Newest commissioner took the long route to Town Hall


Dr. Michael Miltich will be sworn in as a member of the Town Board  Dec. 7. He won a hard-fought battle for a seat on the five-member board Nov. 3, but his campaign actually began two years ago when he first ran for the board and came in sixth place in a 10-way race.

Anti-toll before most other candidates, he was skipped over twice despite being the next-highest vote-getter when vacancies came up on the board. He credits his wife Ann, “my Campaigner-in-Chief,” for his successful run this year. Nevertheless, he spent almost $13,000 of his own funds on this campaign, about double what he spent in 2013.

He is a doctor with Charlotte Eye Ear Nose & Throat Associates. Cornelius Today caught up with Miltich after the election and asked these questions

CT: What are your top 2-3 goals for your first year in office? 
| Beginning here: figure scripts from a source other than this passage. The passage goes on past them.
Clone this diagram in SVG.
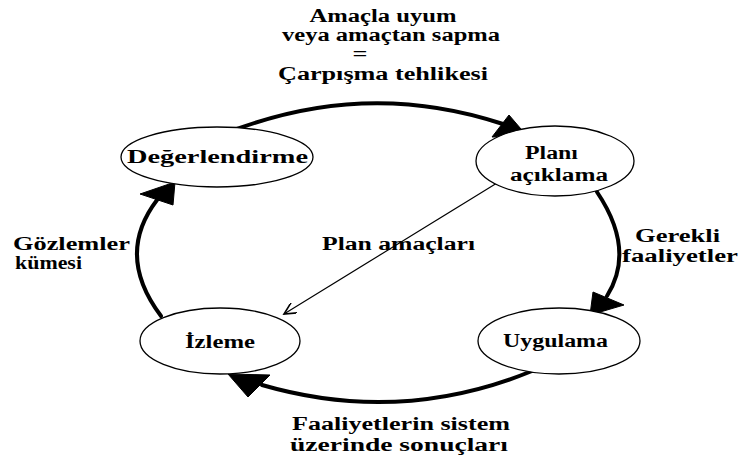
<svg xmlns="http://www.w3.org/2000/svg" width="740" height="457" viewBox="0 0 740 457">
  <defs>
    <style>
      text { font-family: "Liberation Serif", "DejaVu Serif", "Times New Roman", serif; font-weight: bold; font-size: 18px; fill: #000; }
      .node ellipse { fill: #fff; stroke: #000; stroke-width: 1.3; }
      .cycle { fill: none; stroke: #000; stroke-width: 4; stroke-linecap: round; }
      .head { fill: #000; stroke: #000; stroke-width: 1; stroke-linejoin: round; }
      .thin { fill: none; stroke: #000; stroke-width: 1.2; }
    </style>
    <marker id="open-arrow" markerWidth="14" markerHeight="12" refX="12" refY="6" orient="auto" markerUnits="userSpaceOnUse">
      <path d="M0,0 L12,6 L0,12" fill="none" stroke="#000" stroke-width="1.6"/>
    </marker>
  </defs>

  <rect width="740" height="457" fill="#fff"/>

  <!-- header label -->
  <g id="title">
    <text x="383" y="22" text-anchor="middle" textLength="147" lengthAdjust="spacingAndGlyphs">Amaçla uyum</text>
    <text x="391" y="41" text-anchor="middle" textLength="218" lengthAdjust="spacingAndGlyphs">veya amaçtan sapma</text>
    <text x="360" y="60" text-anchor="middle" font-size="13" textLength="15" lengthAdjust="spacingAndGlyphs">=</text>
    <text x="383" y="80" text-anchor="middle" textLength="210" lengthAdjust="spacingAndGlyphs">Çarpışma tehlikesi</text>
  </g>

  <!-- connectors -->
  <g id="connectors">
    <path class="cycle" d="M237 129 Q370 80 503 124"/>
    <polygon class="head" points="509,115 492,137 527,136"/>

    <path class="cycle" d="M597 192 Q636 250 607 296"/>
    <polygon class="head" points="593,292 624,305 590,315"/>

    <path class="cycle" d="M532 371 Q400 425 262 385"/>
    <polygon class="head" points="228,374 270,375 248,397"/>

    <path class="cycle" d="M161 316 Q115 255 157 200"/>
    <polygon class="head" points="140,194 175,182 173,205"/>

    <line class="thin" x1="497" y1="183" x2="284" y2="314" marker-end="url(#open-arrow)"/>
  </g>

  <!-- edge labels -->
  <g id="labels">
    <text x="13" y="250" textLength="117" lengthAdjust="spacingAndGlyphs">Gözlemler</text>
    <text x="15" y="269" textLength="67" lengthAdjust="spacingAndGlyphs">kümesi</text>
    <text x="635" y="242" textLength="85" lengthAdjust="spacingAndGlyphs">Gerekli</text>
    <text x="622" y="262" textLength="116" lengthAdjust="spacingAndGlyphs">faaliyetler</text>
    <text x="322" y="250" textLength="153" lengthAdjust="spacingAndGlyphs">Plan amaçları</text>
    <text x="292" y="430" textLength="218" lengthAdjust="spacingAndGlyphs">Faaliyetlerin sistem</text>
    <text x="290" y="451" textLength="218" lengthAdjust="spacingAndGlyphs">üzerinde sonuçları</text>
  </g>

  <!-- nodes -->
  <g id="node-degerlendirme" class="node">
    <ellipse cx="217" cy="157" rx="96" ry="30"/>
    <text x="127" y="163" textLength="181" lengthAdjust="spacingAndGlyphs">Değerlendirme</text>
  </g>
  <g id="node-plan" class="node">
    <ellipse cx="555" cy="161" rx="79" ry="35"/>
    <text x="525" y="159" textLength="53" lengthAdjust="spacingAndGlyphs">Planı</text>
    <text x="510" y="181" textLength="98" lengthAdjust="spacingAndGlyphs">açıklama</text>
  </g>
  <g id="node-izleme" class="node">
    <ellipse cx="220" cy="341" rx="80" ry="33"/>
    <text x="185" y="348" textLength="70" lengthAdjust="spacingAndGlyphs">İzleme</text>
  </g>
  <g id="node-uygulama" class="node">
    <ellipse cx="559" cy="341" rx="81" ry="33"/>
    <text x="503" y="347" textLength="105" lengthAdjust="spacingAndGlyphs">Uygulama</text>
  </g>
</svg>
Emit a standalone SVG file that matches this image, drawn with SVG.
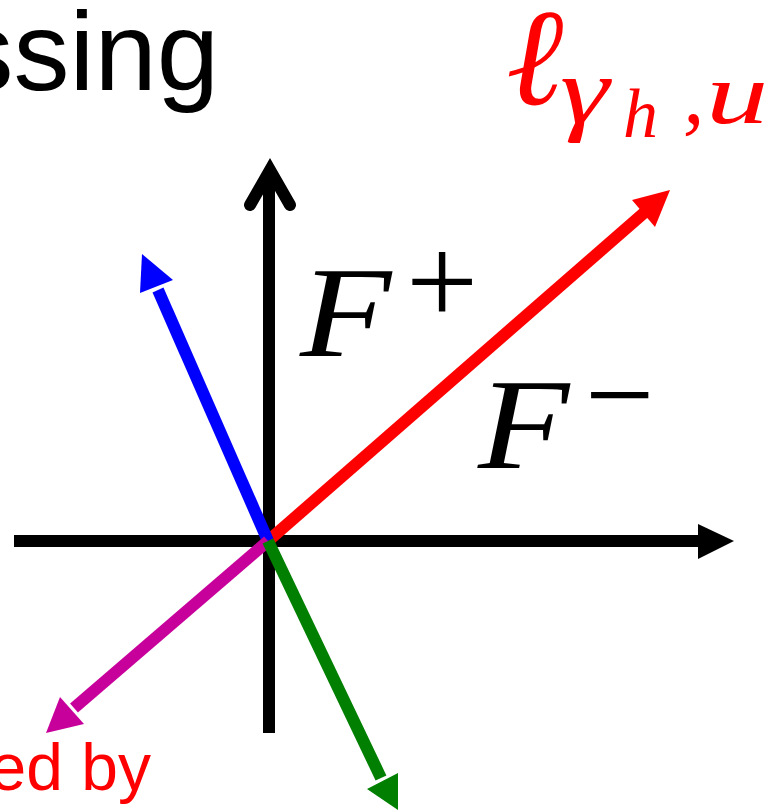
<svg xmlns="http://www.w3.org/2000/svg" width="768" height="811" viewBox="0 0 768 811">
<style>
.ax{stroke:#000;stroke-width:12;fill:none}
.v{stroke-width:12;fill:none;stroke-linecap:butt}
.sans{font-family:"Liberation Sans",Arial,sans-serif}
.mi{font-family:"Liberation Serif","Times New Roman",serif;font-style:italic}
.rm{font-family:"Liberation Serif","Times New Roman",serif}
</style>
<rect width="768" height="811" fill="#fff"/>
<g id="title"><text class="sans" x="219" y="90" font-size="112" text-anchor="end" fill="#000">ssing</text></g>
<g id="caption"><text class="sans" x="151" y="790" font-size="66" text-anchor="end" fill="#f00">ed by</text></g>
<g id="connectors">
<g id="axis-x"><line class="ax" x1="14" y1="541" x2="702" y2="541"/><polygon points="698,524 734,541 698,559" fill="#000"/></g>
<g id="axis-y"><line class="ax" x1="269" y1="733" x2="269" y2="172"/><polyline class="ax" points="250,205 270,170 290,205" stroke-linecap="round" stroke-linejoin="miter"/></g>
<g id="red-arrow"><line class="v" stroke="#f00" x1="268" y1="541" x2="645" y2="212"/><polygon points="670,190 632,200 655,227" fill="#f00"/></g>
<g id="blue-arrow"><line class="v" stroke="#00f" x1="268" y1="541" x2="158" y2="290"/><polygon points="142,254 140,293 173,280" fill="#00f"/></g>
<g id="magenta-arrow"><line class="v" stroke="#c8009b" x1="268" y1="541" x2="74" y2="708"/><polygon points="46,733 60,697 84,724" fill="#c8009b"/></g>
<g id="green-arrow"><line class="v" stroke="#007f00" x1="268" y1="541" x2="381" y2="778"/><polygon points="398,810 367,789 398,773" fill="#007f00"/></g>
</g>
<g id="label-l" fill="#f00">
<text x="506" y="104" font-family="'DejaVu Serif',serif" font-style="italic" font-size="138">ℓ</text>
<text class="mi" font-size="86" transform="translate(560,123) scale(1.45,1.1)">γ</text>
<text class="mi" font-size="70" x="623" y="137">h</text>
<text class="mi" font-size="86" x="683" y="123">,</text>
<text class="mi" font-size="86" transform="translate(706,123) scale(1.45,1)">u</text>
</g>
<g id="label-fplus"><text class="mi" font-size="130" transform="translate(300,356) scale(1.15,1)" fill="#000">F</text><text class="rm" font-size="128" x="406" y="324" fill="#000">+</text></g>
<g id="label-fminus"><text class="mi" font-size="130" transform="translate(478,468) scale(1.15,1)" fill="#000">F</text><text class="rm" font-size="123" x="585" y="436" fill="#000">−</text></g>
</svg>
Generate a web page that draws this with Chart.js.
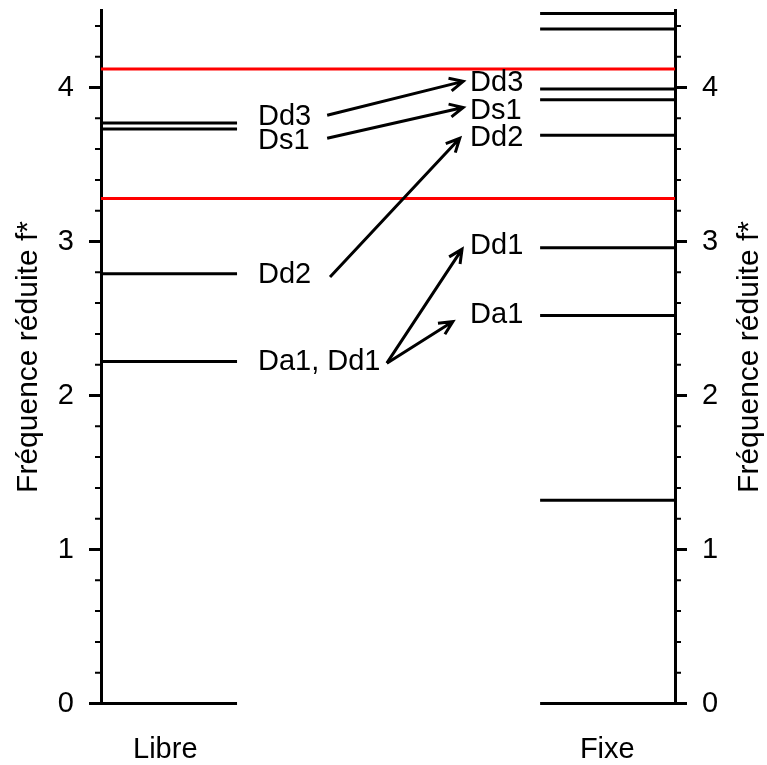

MM: The reason I ran is my desire to be of service and to give back. So that is my overwhelming goal. It is very obvious that the No. 1 concern is our traffic, not only on I-77 but also the surface roads. Previously elected officials voted approval of the HOT/toll project for congestion relief, but now that the actual details of the project have been disclosed by grassroots efforts, it is obvious to most everyone that this project will be detrimental to the Lake Norman corridor. Unfortunately, when NCGA passed the STI in 2014 changing the funding formula, our leaders didn’t go back to CRTPO to rescind their approval of the toll project. Also the whole approval process appears to be flawed. Appropriate projects are held hostage as inappropriate projects cannot be extracted from the “all-or-nothing” vote. So not only do we need to change the decision on the HOT/toll project, we also need to examine how this occurred. We will then need to move forward on funding a proper solution for I-77 as well as work with our neighboring municipalities to support a more robust transportation infrastructure including alternatives to cars. Long term—10-15 years—I am interested in the effect self-driving/coordinated vehicles will have on the efficiency of our roads. In the meanwhile, sensitive appropriate development will need to be exercised until improvement.

CT: Will you make a motion to join the WidenI-77 lawsuit? Why or why not?

MM: Once sworn in as Commissioner, I will be eligible to review communications between the Town’s legal counsel and the Board on this matter. I feel this would be a cost-effective use of taxpayer dollars considering the economic losses that will occur if the project continues. But there may be some legal aspects of the Town joining the suit that I’m not aware of. I will also be advised of other confidential information such as economic development efforts.

CT: What was the hardest part about this campaign? 

MM: The hardest part was dedicating the necessary hours in addition to my practice and maintaining a household. I had hoped to do more door-to-door, but we had two very wet weekends early on, so we were pretty busy the weeks before the election. What was gratifying were the people that actually sought me out to support my campaign—to them many thanks! During early voting and on Election Day working the poll, I was getting a much more positive “vibe” than two years ago. It was very gratifying when the final precinct results came in.

CT: In light of Michael Waltrip Raceworld closing, and Curtis Screw moving, what are your concerns about where Cornelius is heading right now? 

MM: For the first time in 20 years I’m hearing of people wanting to leave Cornelius because of the traffic. With the announcement of two prominent businesses leaving that only confirms my concern. Hopefully we can encourage businesses to locate here that don’t bring additional traffic such as internet based and tech firms by the Town promoting infrastructure support such as very high speed internet backbone along with a tech trained work force.